Optimal control of the COVID-19 pandemic: controlled sanitary deconfinement in Portugal

Abstract

The COVID-19 pandemic has forced policy makers to decree urgent confinements to stop a rapid and massive contagion. However, after that stage, societies are being forced to find an equilibrium between the need to reduce contagion rates and the need to reopen their economies. The experience hitherto lived has provided data on the evolution of the pandemic, in particular the population dynamics as a result of the public health measures enacted. This allows the formulation of forecasting mathematical models to anticipate the consequences of political decisions. Here we propose a model to do so and apply it to the case of Portugal. With a mathematical deterministic model, described by a system of ordinary differential equations, we fit the real evolution of COVID-19 in this country. After identification of the population readiness to follow social restrictions, by analyzing the social media, we incorporate this effect in a version of the model that allow us to check different scenarios.

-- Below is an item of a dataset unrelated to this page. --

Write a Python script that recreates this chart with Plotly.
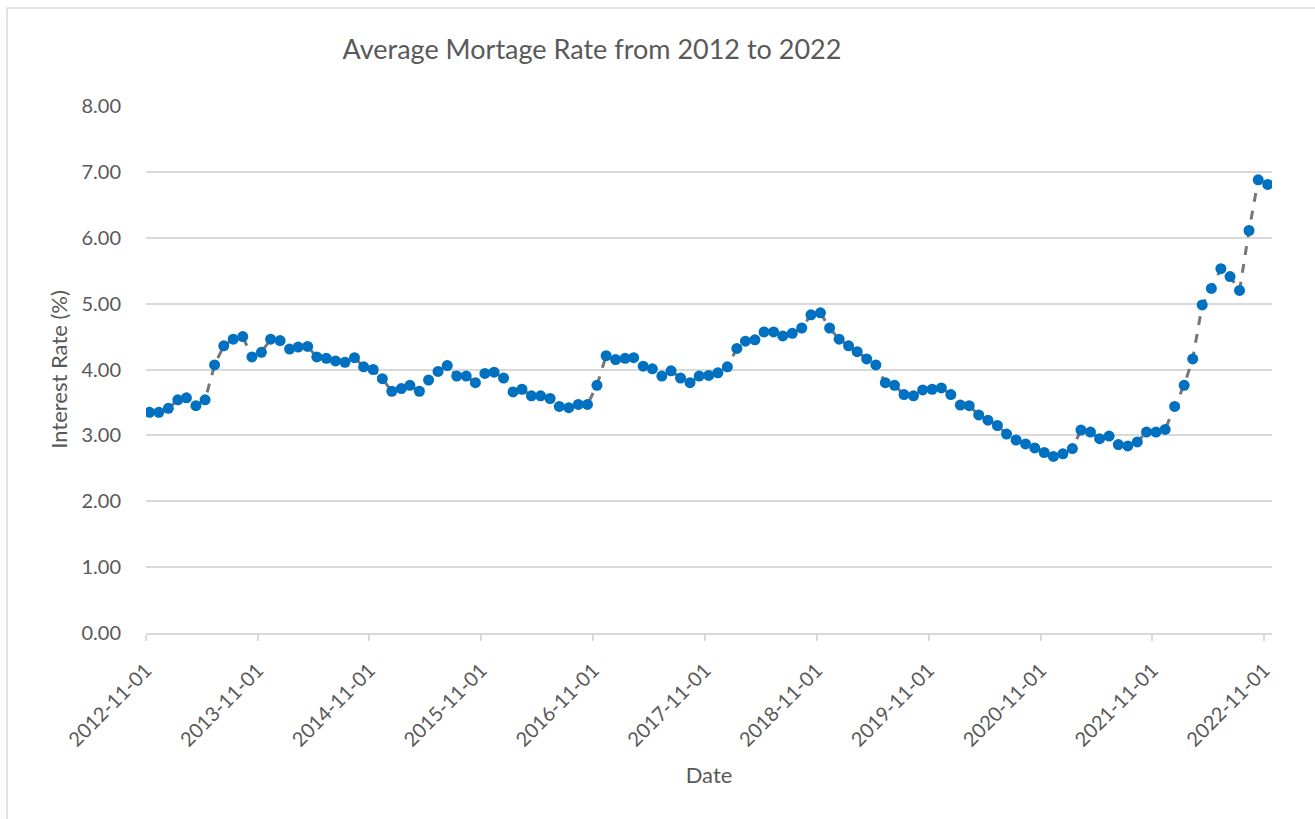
import pandas as pd
import plotly.graph_objects as go

# Monthly observations, Nov 2012 .. Nov 2022 (121 points)
start_month = "2012-11-13"
n_points = 121
dates = pd.date_range(start=start_month, periods=n_points, freq=pd.DateOffset(months=1))

rates = [
    3.35, 3.35, 3.41, 3.54, 3.57, 3.45, 3.54, 4.07, 4.36, 4.46, 4.50, 4.19,
    4.26, 4.46, 4.44, 4.31, 4.34, 4.35, 4.19, 4.17, 4.13, 4.11, 4.18, 4.04,
    4.00, 3.86, 3.67, 3.71, 3.76, 3.67, 3.84, 3.97, 4.06, 3.90, 3.90, 3.80,
    3.94, 3.96, 3.87, 3.66, 3.70, 3.60, 3.60, 3.56, 3.44, 3.42, 3.47, 3.47,
    3.76, 4.21, 4.15, 4.17, 4.18, 4.05, 4.01, 3.90, 3.98, 3.87, 3.80, 3.90,
    3.91, 3.95, 4.04, 4.32, 4.43, 4.45, 4.57, 4.57, 4.51, 4.55, 4.63, 4.83,
    4.86, 4.63, 4.46, 4.36, 4.27, 4.16, 4.07, 3.80, 3.76, 3.62, 3.60, 3.69,
    3.70, 3.72, 3.62, 3.46, 3.45, 3.31, 3.23, 3.15, 3.02, 2.93, 2.87, 2.81,
    2.74, 2.68, 2.72, 2.80, 3.08, 3.05, 2.95, 2.99, 2.86, 2.84, 2.90, 3.05,
    3.05, 3.09, 3.44, 3.76, 4.16, 4.98, 5.23, 5.53, 5.41, 5.20, 6.11, 6.88,
    6.81,
]

tick_dates = ["2012-11-01", "2013-11-01", "2014-11-01", "2015-11-01", "2016-11-01",
              "2017-11-01", "2018-11-01", "2019-11-01", "2020-11-01", "2021-11-01",
              "2022-11-01"]
y_ticks = [0, 1, 2, 3, 4, 5, 6, 7, 8]
y_tick_labels = ["0.00", "1.00", "2.00", "3.00", "4.00", "5.00", "6.00", "7.00", "8.00"]

title_text = "Average Mortage Rate from 2012 to 2022"
x_title = "Date"
y_title = "Interest Rate (%)"

FONT = "Lato"
TXT = "#595959"
GRID = "#d9d9d9"

fig = go.Figure()
fig.add_trace(go.Scatter(
    x=dates, y=rates, mode="lines+markers",
    line=dict(color="#767676", width=3, dash="dash"),
    marker=dict(color="#0070C0", size=11, line=dict(width=0)),
    showlegend=False,
))

fig.update_layout(
    width=1315, height=819,
    paper_bgcolor="white", plot_bgcolor="white",
    margin=dict(l=146, r=43, t=106, b=186),
    font=dict(family=FONT, color=TXT, size=20),
    title=dict(text=title_text, x=592 / 1315, xanchor="center", y=1 - 50 / 819, yanchor="middle",
               font=dict(family=FONT, size=27, color=TXT)),
    xaxis=dict(
        type="date",
        range=["2012-11-01", "2022-11-27"],
        tickvals=tick_dates, ticktext=tick_dates,
        tickangle=-45, tickfont=dict(size=20, color=TXT),
        ticklabelstandoff=10,
        showgrid=False, showline=True, linecolor=GRID, linewidth=1.5,
        ticks="outside", ticklen=6, tickcolor=GRID, tickwidth=1.5,
        title=dict(text=x_title, font=dict(size=22, color=TXT), standoff=18),
        zeroline=False,
    ),
    yaxis=dict(
        range=[0, 8], tickvals=y_ticks, ticktext=y_tick_labels,
        tickfont=dict(size=20, color=TXT),
        showgrid=True, gridcolor=GRID, gridwidth=1.5,
        showline=False, zeroline=False, ticks="", ticklabelstandoff=24,
        title=dict(text=y_title, font=dict(size=22, color=TXT), standoff=7),
    ),
    shapes=[dict(type="rect", xref="paper", yref="paper",
                 x0=-139 / 1126, x1=1.2, y0=-0.5, y1=1 + 98 / 527,
                 line=dict(color="#d9d9d9", width=1.5), fillcolor="rgba(0,0,0,0)", layer="below")],
)

fig.write_html("out.html", config={"displayModeBar": False},
               post_script="document.body.style.margin='0';")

This is realized by considering a Monte Carlo discrete version of the previous model coupled via a complex network. Then, we apply optimal control theory to maximize the number of people returning to "normal life" and minimizing the number of active infected individuals with minimal economical costs while warranting a low level of hospitalizations. This work allows testing various scenarios of pandemic management (closure of sectors of the economy, partial/total compliance with protection measures by citizens, number of beds in intensive care units, etc.), ensuring the responsiveness of the health system, thus being a public health decision support tool.

Figure 1

Fraction of confirmed active cases per day in Portugal. Red line: from March 2 to May 17, 2020. Yellow line: from May 17 to June 9, 2020. Green line: from June 9 to July 29, 2020. The drastic jump down in the real data (black points) corresponds to the day when the Portuguese authorities announced 9844 recovered individuals on May 24.

Figure 2

Probability distribution ($\mathbf{P}(\mathbf{u})$) for each opinion ($\mathbf{u}$). The opinion ranges from zero to one, zero meaning no intention to follow the government policies while one means complete adhesion to this policy. The blue values correspond to the Portuguese situation in April 2020 while the yellow ones are for the situation in July 2020.

Figure 3

Evolution of the number of infected individuals (normalized by the total population) with time. (a) Red crosses correspond to the experimental recordings while the blue line is the fit of the SAIRP model with opinion. The bluish shadow marks the uncertainty of the model. (b) Blue line is the fit of the SAIRP model coupled with the opinion distribution, corresponding to April 2020, and the yellow line is the evolution of the model coupled with the state of social opinion as in July 2020.

Figure 4

Active infected individuals: comparison of the solution of the SAIRP model with the optimal control problem. Linear and quadratic fit for the time where there is no transfer from P to S, in terms of $u_{max}\in [0.05;0.95]$ under the constraints $I⩽0.60\times I_{max}$ and $I⩽2/3\times I_{max}$. (a) Fraction of active infected individuals. (b) Control u satisfying the constraint $I(t)⩽0.60\times I_{max}$. (c) Linear fit for the time with no transfer from P to S for $0<u_{max}⩽0.5$. (d) Quadratic fit for the time with no transfer from P to S for $0<u_{max}⩽0.95$.

Figure 5

Number of hospital beds occupation for the optimal control solutions. (a) Number of hospital beds for $u_{max}\in \{0.05,0.10,0.15,0.20\}$ subject to $I(t)⩽0.60\times I_{max}$ varying between 5% and 15% of the number of infected individuals. (b) Number of hospital beds for $u_{max}\in \{0.05,0.10,0.15,0.20,0.25\}$ under the state constraint $I(t)⩽0.60\times I_{max}$, representing between 5% and 15% of the number of active infected individuals. (c) ICU hospital bed occupancy for $u_{max}\in \{0.05,0.10,0.15,0.20,0.25\}$ under the state constraint $I(t)⩽0.60\times I_{max}$. The ICU beds occupation represents between 1.5% and 3% of the number of active infected individuals.